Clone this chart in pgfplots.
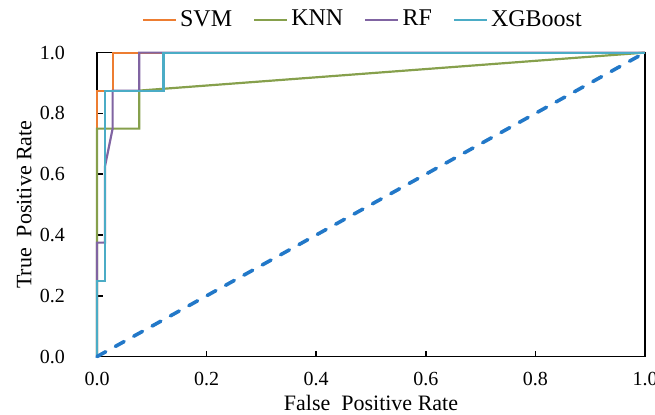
\documentclass[border=0pt]{standalone}
\usepackage{fontspec}
\setmainfont{Liberation Serif}
\usepackage{pgfplots}
\pgfplotsset{compat=1.18}
\definecolor{svm}{HTML}{ED7D31}
\definecolor{knn}{HTML}{86A04C}
\definecolor{rf}{HTML}{8064A2}
\definecolor{xgb}{HTML}{4BACC6}
\definecolor{diag}{HTML}{2278C8}

\begin{document}
\begin{tikzpicture}
\begin{axis}[
  name=ax,
  scale only axis,
  width=274bp,
  height=152bp,
  xmin=0, xmax=1, ymin=0, ymax=1,
  xtick={0,0.2,0.4,0.6,0.8,1},
  ytick={0,0.2,0.4,0.6,0.8,1},
  xtick pos=bottom, ytick pos=left,
  tick align=inside,
  major tick length=3bp,
  tick style={black, line width=0.8pt},
  axis line style={black, line width=0.9pt},
  clip=false,
  /pgf/number format/assume math mode=true,
  xticklabel style={/pgf/number format/.cd, fixed, fixed zerofill, precision=1, /tikz/.cd, yshift=-4.5bp},
  yticklabel style={/pgf/number format/.cd, fixed, fixed zerofill, precision=1, /tikz/.cd, xshift=-12.5bp},
  tick label style={font=\fontsize{10bp}{12bp}\selectfont},
  label style={font=\fontsize{11bp}{13bp}\selectfont},
  xlabel={False\ \ Positive Rate},
  ylabel={True\ \ Positive Rate},
  xlabel style={at={(axis description cs:0.5,0)}, anchor=center, yshift=-23bp},
  ylabel style={at={(axis description cs:-0.133,0.5)}, anchor=center},
  legend columns=4,
  legend style={at={(0.486,1)}, anchor=center, yshift=16.5bp, draw=none, fill=none,
    font=\fontsize{12bp}{14bp}\selectfont, inner sep=0pt,
    /tikz/every even column/.append style={column sep=9bp},
    nodes={inner sep=1.5bp}},
  legend image code/.code={\draw[#1] (0bp,0bp) -- (16.5bp,0bp);},
]
\addplot[svm, line width=1.1pt] coordinates {
  (0,0) (0,0.875) (0.0285,0.875) (0.0285,1) (1,1)
};
\addlegendentry{SVM}
\addplot[knn, line width=1.1pt] coordinates {
  (0,0) (0,0.75) (0.077,0.75) (0.077,0.875) (1,1)
};
\addlegendentry{KNN}
\addplot[rf, line width=1.1pt] coordinates {
  (0,0) (0,0.375) (0.0145,0.375) (0.0145,0.625) (0.0285,0.75) (0.0285,0.875) (0.077,0.875) (0.077,1) (1,1)
};
\addlegendentry{RF}
\addplot[xgb, line width=1.1pt] coordinates {
  (0,0) (0,0.25) (0.0145,0.25) (0.0145,0.875) (0.1215,0.875) (0.1215,1) (1,1)
};
\addlegendentry{XGBoost}
\addplot[diag, line width=1.8pt, line cap=round, dash pattern=on 5bp off 5.5bp, forget plot] coordinates {
  (0,0) (1,1)
};
\end{axis}
\pgfresetboundingbox
\path[use as bounding box] ([shift={(-48.5bp,-29.2bp)}]ax.south west) rectangle ([shift={(5bp,26.3bp)}]ax.north east);
\end{tikzpicture}
\end{document}
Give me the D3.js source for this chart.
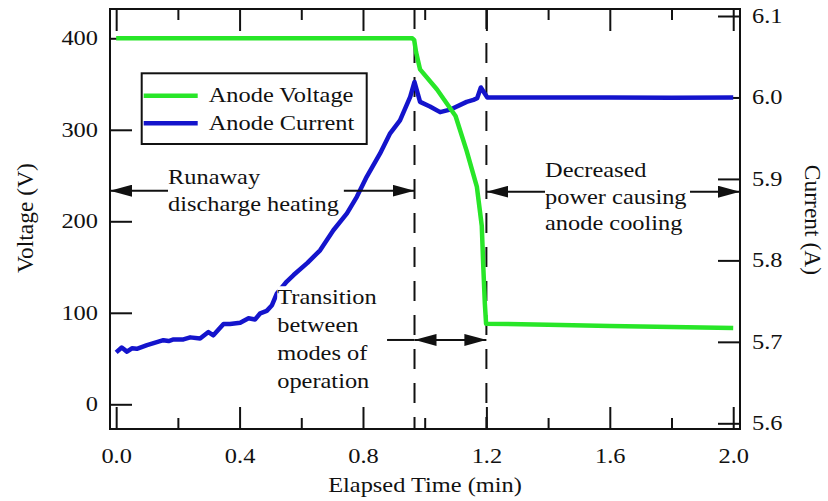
<!DOCTYPE html>
<html>
<head>
<meta charset="utf-8">
<script src="https://cdn.jsdelivr.net/npm/d3@7"></script>
<style>
  body { margin: 0; background: #fff; }
  svg text { font-family: "Liberation Serif", "Times New Roman", serif; fill: #111; }
</style>
</head>
<body>
<svg id="chart" width="828" height="501"></svg>
<script>
// Anode voltage (left axis) and anode current (right axis) vs elapsed time
var voltTime = [0, 0.96, 0.966, 0.972, 0.985, 1.04, 1.10, 1.136, 1.169, 1.185, 1.19, 1.195, 1.199, 1.4, 1.6, 1.8, 2.0];
var voltage  = [400, 400, 398, 385, 366, 344, 315, 277, 238, 195, 150, 110, 88, 87, 85.5, 84.5, 83.5];

var currTime = [0, 0.018, 0.035, 0.051, 0.067, 0.10, 0.153, 0.17, 0.186, 0.218, 0.24, 0.272, 0.299, 0.315,
                0.348, 0.369, 0.402, 0.429, 0.45, 0.467, 0.488, 0.505, 0.521, 0.553, 0.575, 0.62, 0.661,
                0.704, 0.748, 0.78, 0.812, 0.855, 0.888, 0.92, 0.953, 0.967, 0.985, 1.017, 1.05, 1.082,
                1.136, 1.158, 1.17, 1.182, 1.203, 1.4, 1.6, 1.8, 2.0];
var current  = [5.687, 5.693, 5.688, 5.692, 5.6915, 5.696, 5.702, 5.701, 5.703, 5.703, 5.7055, 5.704, 5.712, 5.708,
                5.722, 5.722, 5.7235, 5.729, 5.7275, 5.735, 5.738, 5.745, 5.7595, 5.774, 5.782, 5.797, 5.8124,
                5.837, 5.8577, 5.878, 5.9026, 5.931, 5.956, 5.972, 6.0008, 6.019, 5.9946, 5.989, 5.982, 5.985,
                5.9946, 5.997, 5.999, 6.0123, 6.0, 6.0, 6.0, 5.9995, 6.0];

var timeTicks = [0, 0.4, 0.8, 1.2, 1.6, 2.0];
var timeMinor = [0.2, 0.6, 1.0, 1.4, 1.8];
var voltTicks = [0, 100, 200, 300, 400];
var currTicks = [5.6, 5.7, 5.8, 5.9, 6.0, 6.1];

// phase boundaries (min)
var phaseEdges = [0.967, 1.2];

var svg = d3.select("#chart"),
    margin = { top: 9, right: 88, bottom: 72, left: 110 },
    width = +svg.attr("width") - margin.left - margin.right,
    height = +svg.attr("height") - margin.top - margin.bottom;

var sx = 1.22; // the original figure's lettering is a bit wide
var green = "#28e628", blue = "#1414cc";

var x = d3.scaleLinear().domain([-0.02, 2.022]).range([0, width]);
var yL = d3.scaleLinear().domain([-27, 432]).range([height, 0]);
var yR = d3.scaleLinear().domain([5.593, 6.1086]).range([height, 0]);

var g = svg.append("g")
    .attr("transform", "translate(" + margin.left + "," + margin.top + ")");

// arrow head marker
svg.append("defs").append("marker")
    .attr("id", "head")
    .attr("viewBox", "0 0 22 12")
    .attr("refX", 22).attr("refY", 6)
    .attr("markerWidth", 22).attr("markerHeight", 12)
    .attr("markerUnits", "userSpaceOnUse")
    .attr("orient", "auto-start-reverse")
    .append("path").attr("d", "M0,0L22,6L0,12Z").attr("fill", "#111");

function stretch(sel) {
    sel.each(function () {
        var t = d3.select(this);
        t.attr("x", (+t.attr("x") || 0) / sx).attr("transform", "scale(" + sx + ",1)");
    });
}

function label(px, py, str, anchor) {
    return g.append("text")
        .attr("transform", "translate(" + px + "," + py + ") scale(" + sx + ",1)")
        .attr("text-anchor", anchor || "start")
        .style("font-size", "20px")
        .text(str);
}

// Axes, ticks pointing inward
function styleAxis(ax) {
    ax.select(".domain").remove();
    ax.selectAll("line").attr("stroke", "#111").attr("stroke-width", 2);
    ax.selectAll("text").style("font-size", "20px").attr("fill", "#111");
}

var bottom = g.append("g").attr("transform", "translate(0," + height + ")")
    .call(d3.axisBottom(x).tickValues(timeTicks).tickFormat(d3.format(".1f"))
        .tickSizeInner(-22).tickSizeOuter(0).tickPadding(20));
styleAxis(bottom);
stretch(bottom.selectAll("text"));
styleAxis(g.append("g").attr("transform", "translate(0," + height + ")")
    .call(d3.axisBottom(x).tickValues(timeMinor).tickFormat("").tickSizeInner(-11).tickSizeOuter(0)));
styleAxis(g.append("g")
    .call(d3.axisTop(x).tickValues(timeTicks).tickFormat("").tickSizeInner(-22).tickSizeOuter(0)));
styleAxis(g.append("g")
    .call(d3.axisTop(x).tickValues(timeMinor).tickFormat("").tickSizeInner(-11).tickSizeOuter(0)));

var left = g.append("g")
    .call(d3.axisLeft(yL).tickValues(voltTicks).tickSizeInner(-22).tickSizeOuter(0).tickPadding(12));
styleAxis(left);
stretch(left.selectAll("text"));

var right = g.append("g").attr("transform", "translate(" + width + ",0)")
    .call(d3.axisRight(yR).tickValues(currTicks).tickFormat(d3.format(".1f"))
        .tickSizeInner(-22).tickSizeOuter(0).tickPadding(12));
styleAxis(right);
stretch(right.selectAll("text"));

// Phase boundaries
g.selectAll(".edge")
    .data(phaseEdges)
    .enter().append("line")
    .attr("class", "edge")
    .attr("x1", function (d) { return x(d); }).attr("x2", function (d) { return x(d); })
    .attr("y1", 0).attr("y2", height)
    .attr("stroke", "#111").attr("stroke-width", 2)
    .attr("stroke-dasharray", "20,14");

// Series
var voltLine = d3.line()
    .x(function (d, i) { return x(voltTime[i]); })
    .y(function (d) { return yL(d); });
var currLine = d3.line()
    .x(function (d, i) { return x(currTime[i]); })
    .y(function (d) { return yR(d); });

g.append("path").datum(current)
    .attr("d", currLine).attr("fill", "none")
    .attr("stroke", blue).attr("stroke-width", 4.5).attr("stroke-linejoin", "round");
g.append("path").datum(voltage)
    .attr("d", voltLine).attr("fill", "none")
    .attr("stroke", green).attr("stroke-width", 4.5).attr("stroke-linejoin", "round");

// Annotation arrows
function arrow(t0, t1, v, startHead, endHead) {
    var l = g.append("line")
        .attr("x1", x(t0)).attr("x2", x(t1))
        .attr("y1", yL(v)).attr("y2", yL(v))
        .attr("stroke", "#111").attr("stroke-width", 2);
    if (startHead) l.attr("marker-start", "url(#head)");
    if (endHead) l.attr("marker-end", "url(#head)");
}

arrow(-0.02, 0.168, 233.4, true, false);
arrow(0.738, phaseEdges[0], 233.4, false, true);
arrow(phaseEdges[1], 1.39, 232.3, true, false);
arrow(1.86, 2.022, 232.3, false, true);
arrow(0.878, phaseEdges[0], 70.3, false, false);
arrow(phaseEdges[0], phaseEdges[1], 70.3, true, true);

// Annotation text
label(x(0.168), yL(240.8), "Runaway");
label(x(0.168), yL(240.8) + 26.7, "discharge heating");

label(x(1.39), yL(248.4), "Decreased");
label(x(1.39), yL(248.4) + 26.5, "power causing");
label(x(1.39), yL(248.4) + 53, "anode cooling");

g.append("rect")
    .attr("x", x(0.522)).attr("y", yL(129))
    .attr("width", 96).attr("height", 112)
    .attr("fill", "#fff");
["Transition", "between", "modes of", "operation"].forEach(function (s, i) {
    label(x(0.522), yL(110) + i * 28.2, s);
});

// Legend
var legend = g.append("g").attr("transform", "translate(" + (141.7 - margin.left) + "," + (73.3 - margin.top) + ")");
legend.append("rect")
    .attr("width", 225).attr("height", 70.7)
    .attr("fill", "#fff").attr("stroke", "#111").attr("stroke-width", 2);
[["Anode Voltage", green], ["Anode Current", blue]].forEach(function (d, i) {
    var yy = 22.4 + i * 27.6;
    legend.append("line")
        .attr("x1", 2).attr("x2", 56).attr("y1", yy).attr("y2", yy)
        .attr("stroke", d[1]).attr("stroke-width", 4.5);
    legend.append("text")
        .attr("transform", "translate(67," + (yy + 6.5) + ") scale(" + sx + ",1)")
        .style("font-size", "20px")
        .text(d[0]);
});

// Frame
g.append("rect")
    .attr("width", width).attr("height", height)
    .attr("fill", "none").attr("stroke", "#111").attr("stroke-width", 2);

// Axis titles
svg.append("text")
    .attr("transform", "translate(" + (margin.left + width / 2) + ",492) scale(" + sx + ",1)")
    .attr("text-anchor", "middle").style("font-size", "20px")
    .text("Elapsed Time (min)");
svg.append("text")
    .attr("transform", "translate(33,218) rotate(-90)")
    .attr("text-anchor", "middle").style("font-size", "23.5px")
    .text("Voltage (V)");
svg.append("text")
    .attr("transform", "translate(805,220) rotate(90)")
    .attr("text-anchor", "middle").style("font-size", "23.5px")
    .text("Current (A)");
</script>
</body>
</html>
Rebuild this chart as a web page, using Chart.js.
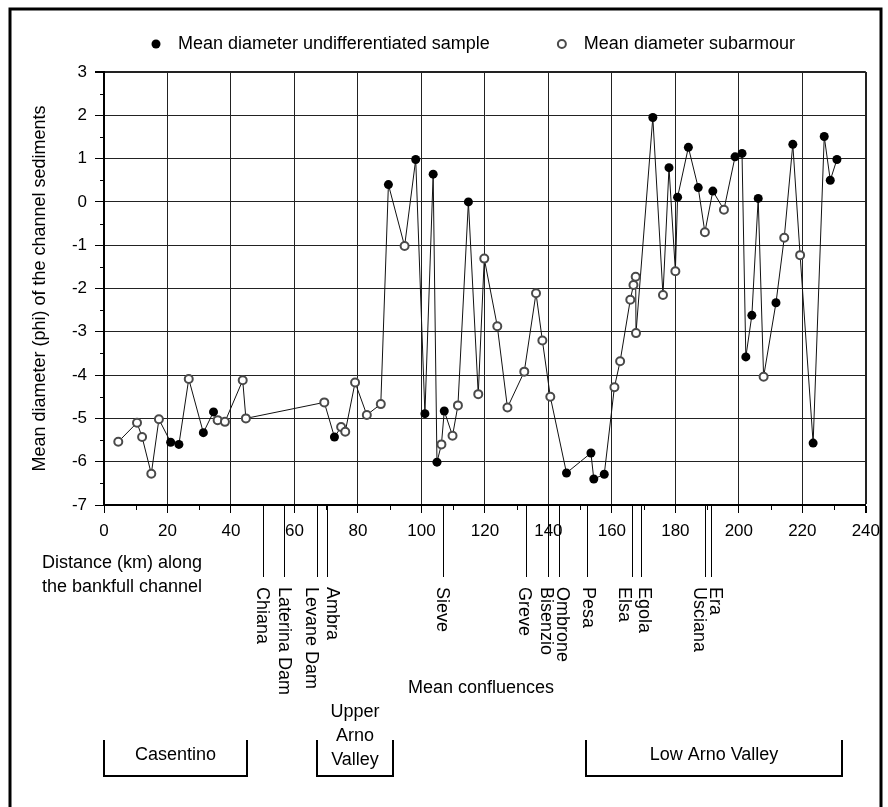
<!DOCTYPE html>
<html>
<head>
<meta charset="utf-8">
<script src="https://cdn.jsdelivr.net/npm/chart.js@4.4.0/dist/chart.umd.min.js"></script>
<style>
  body { margin: 0; background: #fff; }
  #wrap { width: 888px; height: 807px; position: relative; }
</style>
</head>
<body>
<div id="wrap"><canvas id="chart"></canvas></div>
<script>
// undifferentiated samples (filled dots)
const undiffKm  = [21.0, 23.6, 31.3, 34.5, 72.6, 89.6, 98.2, 101.1, 103.7, 104.9, 107.2, 114.8, 145.7, 153.4, 154.3, 157.6, 172.9, 178.0, 180.7, 184.1, 187.2, 191.8, 198.8, 201.0, 202.2, 204.1, 206.1, 211.7, 217.0, 223.4, 226.9, 228.8, 230.9];
const undiffPhi = [-5.55, -5.60, -5.33, -4.85, -5.43, 0.40, 0.98, -4.89, 0.64, -6.01, -4.83, 0.0, -6.26, -5.80, -6.40, -6.29, 1.95, 0.79, 0.11, 1.26, 0.33, 0.25, 1.04, 1.12, -3.58, -2.62, 0.08, -2.33, 1.33, -5.57, 1.51, 0.50, 0.98];

// subarmour samples (open dots)
const subKm  = [4.5, 10.4, 12.0, 14.9, 17.3, 26.7, 35.8, 38.1, 43.7, 44.7, 69.4, 74.7, 76.0, 79.1, 82.8, 87.2, 94.7, 106.3, 109.8, 111.5, 117.9, 119.8, 123.9, 127.1, 132.4, 136.1, 138.1, 140.6, 160.8, 162.6, 165.8, 166.8, 167.5, 167.6, 176.1, 180.0, 189.3, 195.3, 207.8, 214.3, 219.3];
const subPhi = [-5.54, -5.10, -5.43, -6.28, -5.02, -4.09, -5.04, -5.08, -4.12, -5.00, -4.63, -5.20, -5.31, -4.17, -4.92, -4.67, -1.02, -5.60, -5.40, -4.70, -4.44, -1.31, -2.87, -4.75, -3.92, -2.11, -3.20, -4.50, -4.28, -3.68, -2.26, -1.92, -1.73, -3.03, -2.15, -1.60, -0.70, -0.18, -4.04, -0.83, -1.23];

// tributary confluences along the channel
const confluenceNames = ['Chiana', 'Laterina Dam', 'Levane Dam', 'Ambra', 'Sieve', 'Greve', 'Bisenzio', 'Ombrone', 'Pesa', 'Elsa', 'Egola', 'Usciana', 'Era'];
const confluenceKm = [50.1, 56.7, 67.2, 70.3, 106.9, 132.9, 139.9, 143.4, 152.3, 166.2, 169.1, 189.2, 191.1];
// sideways nudge (px) of each rotated label so neighbours don't collide
const labelShift = [-2, -1, -7, 4, -2, -3, -3, 2, 0, -9, 2, -7, 3];

// valley reaches
const regionLabels = [['Casentino'], ['Upper', 'Arno', 'Valley'], ['Low Arno Valley']];
const regionStartKm = [0, 67, 152];
const regionEndKm = [45, 91, 232.5];

const FONT = '"Liberation Sans", Arial, sans-serif';

const undiffPts = undiffKm.map((x, i) => ({x, y: undiffPhi[i]}));
const subPts = subKm.map((x, i) => ({x, y: subPhi[i]}));
const allPts = undiffPts.concat(subPts).sort((a, b) => a.x - b.x);

const annotate = {
    id: 'annotate',
    afterDraw(chart){
        const {ctx, chartArea: a, scales: {x, y}} = chart;
        ctx.save();

        // minor ticks
        ctx.strokeStyle = '#000';
        ctx.lineWidth = 1;
        ctx.beginPath();
        for (let v = -6.5; v < 3; v += 1) {
            const py = Math.round(y.getPixelForValue(v)) + 0.5;
            ctx.moveTo(a.left - 4, py);
            ctx.lineTo(a.left, py);
        }
        for (let v = 10; v < 240; v += 20) {
            const px = Math.round(x.getPixelForValue(v)) + 0.5;
            ctx.moveTo(px, a.bottom);
            ctx.lineTo(px, a.bottom + 5);
        }
        ctx.stroke();

        // legend
        ctx.font = `18px ${FONT}`;
        ctx.textBaseline = 'middle';
        ctx.textAlign = 'left';
        ctx.fillStyle = '#000';
        let lx = 156;
        const ly = 44;
        chart.data.datasets.filter(d => d.legend).forEach(d => {
            ctx.beginPath();
            ctx.arc(lx, ly, d.pointRadius, 0, Math.PI * 2);
            ctx.fillStyle = d.pointBackgroundColor;
            ctx.fill();
            if (d.pointBorderWidth) {
                ctx.lineWidth = d.pointBorderWidth;
                ctx.strokeStyle = d.pointBorderColor;
                ctx.stroke();
            }
            ctx.fillStyle = '#000';
            ctx.fillText(d.label, lx + 22, ly);
            lx += 22 + ctx.measureText(d.label).width + 72;
        });

        // x axis title (left block)
        ctx.fillText('Distance (km) along', 42, 563);
        ctx.fillText('the bankfull channel', 42, 587);

        // confluence markers
        ctx.strokeStyle = '#000';
        ctx.lineWidth = 1;
        confluenceKm.forEach((km, i) => {
            const px = Math.round(x.getPixelForValue(km)) + 0.5;
            ctx.beginPath();
            ctx.moveTo(px, a.bottom);
            ctx.lineTo(px, a.bottom + 72);
            ctx.stroke();
            ctx.save();
            ctx.translate(px + labelShift[i], a.bottom + 82);
            ctx.rotate(Math.PI / 2);
            ctx.textAlign = 'left';
            ctx.textBaseline = 'middle';
            ctx.fillText(confluenceNames[i], 0, 0);
            ctx.restore();
        });
        ctx.textAlign = 'center';
        ctx.fillText('Mean confluences', 481, 688);

        // valley reach brackets
        ctx.lineWidth = 2;
        regionLabels.forEach((lines, i) => {
            const x0 = Math.round(x.getPixelForValue(regionStartKm[i]));
            const x1 = Math.round(x.getPixelForValue(regionEndKm[i]));
            ctx.beginPath();
            ctx.moveTo(x0, 740);
            ctx.lineTo(x0, 776);
            ctx.lineTo(x1, 776);
            ctx.lineTo(x1, 740);
            ctx.stroke();
            const cx = (x0 + x1) / 2;
            const top = 755 - (lines.length - 1) * 24 + (lines.length > 1 ? 5 : 0);
            lines.forEach((t, j) => ctx.fillText(t, cx, top + j * 24));
        });

        // outer frame
        ctx.lineWidth = 3;
        ctx.beginPath();
        ctx.moveTo(10, 807);
        ctx.lineTo(10, 9);
        ctx.lineTo(881, 9);
        ctx.lineTo(881, 807);
        ctx.stroke();

        ctx.restore();
    }
};

new Chart(document.getElementById('chart'), {
    type: 'scatter',
    data: {
        datasets: [
            {
                label: 'Mean diameter undifferentiated sample',
                data: undiffPts,
                legend: true,
                pointRadius: 4.5,
                pointBackgroundColor: '#000',
                pointBorderColor: '#000',
                pointBorderWidth: 0,
                order: 0
            },
            {
                label: 'Mean diameter subarmour',
                data: subPts,
                legend: true,
                pointRadius: 4,
                pointBackgroundColor: '#fff',
                pointBorderColor: '#4a4a4a',
                pointBorderWidth: 2,
                order: 1
            },
            {
                label: 'profile',
                data: allPts,
                showLine: true,
                pointRadius: 0,
                borderColor: '#111',
                borderWidth: 1,
                order: 2
            }
        ]
    },
    options: {
        responsive: true,
        maintainAspectRatio: false,
        animation: false,
        layout: { padding: { left: 0, right: 21, top: 72, bottom: 0 } },
        plugins: { legend: { display: false }, tooltip: { enabled: false } },
        scales: {
            x: {
                type: 'linear',
                min: 0,
                max: 240,
                afterFit: s => { s.height = 302; },
                ticks: { stepSize: 20, padding: 8, color: '#000', font: { family: FONT, size: 17 } },
                grid: {
                    color: '#222',
                    lineWidth: c => (c.tick && c.tick.value === 240 ? 2 : 1),
                    tickLength: 8,
                    tickColor: '#000'
                },
                border: { display: true, color: '#000', width: 2 }
            },
            y: {
                min: -7,
                max: 3,
                afterFit: s => { s.width = 104; },
                ticks: { stepSize: 1, padding: 8, color: '#000', font: { family: FONT, size: 17 } },
                grid: {
                    color: '#222',
                    lineWidth: c => (c.tick && c.tick.value === 3 ? 2 : 1),
                    tickLength: 9,
                    tickColor: '#000'
                },
                border: { display: true, color: '#000', width: 2 },
                title: {
                    display: true,
                    text: 'Mean diameter (phi) of the channel sediments',
                    color: '#000',
                    font: { family: FONT, size: 18 },
                    padding: { top: 29, bottom: 0 }
                }
            }
        }
    },
    plugins: [annotate]
});
</script>
</body>
</html>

------------------------------------------------

» Exercise aim:
Filter lines by "this" and return each hit.

» Complete answer:
Clone this chart in pgfplots.
Give me the D3.js source for this chart.
        var t = d3.select(this);
Rebuild this chart as a web page, using Chart.js.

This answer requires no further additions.